UK drug giant GlaxoSmithKline has hooked up with privately-owned Anglo-German group Cellzome for a second time, in a deal potentially worth more than 500 million euros to the latter firm.

GSK has shelled out an initial 33 million euros for exclusive access to Cellzome’s proprietary Episphere technology, which is designed to discover novel drugs directed against targets involved in the regulation of epigenetics and immunoinflammatory diseases such as rheumatoid arthritis.

According to Cellzome, epigenetics – the study of changes in gene expression caused by factors other than alterations to the underlying DNA sequence - is an emerging field of research, which plays a key role in controlling immune cell differentiation and inflammatory gene expression during an excessive inflammatory response.

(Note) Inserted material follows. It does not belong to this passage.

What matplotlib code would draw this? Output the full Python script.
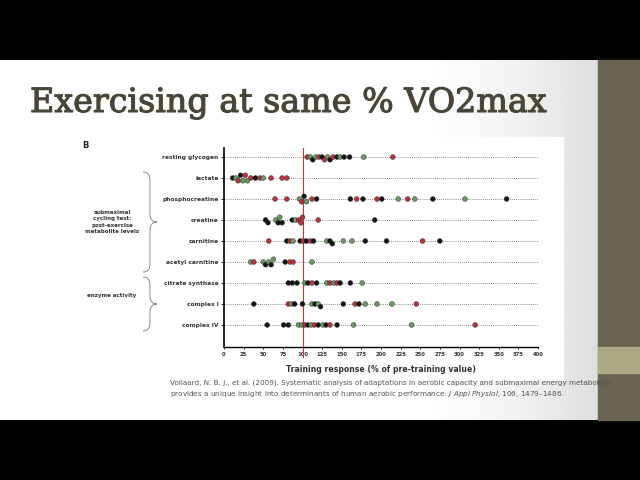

Both groups plan to work together with the technology to identify selective small-molecule drug candidates against targets from four different epigenetic target classes. After the candidates have been picked, however, GSK will take over responsibility for their preclinical and clinical development and commercialisation.

In addition to the up-front fee, Cellzome also stands to receive milestone payments and tiered royalties for each programme, which could collectively reach more than 475 million euros if all are developed successfully, adding a significant revenue stream to the firm’s books.

“We are delighted to form another major alliance with GSK, using our leading technology and people to find transformative medicines in this exciting field of biology,” commented Tim Edwards, Chief Executive Officer of Cellzome. “Combining forces with GSK will accelerate the development of new anti-inflammatory drugs for the benefit of patients”, he said.

This is the second time the groups have hooked up, forming an alliance to discover, develop and market kinase-targeted therapeutics to treat inflammatory disease back in 2008 in a deal which could net Cellzome £840 million.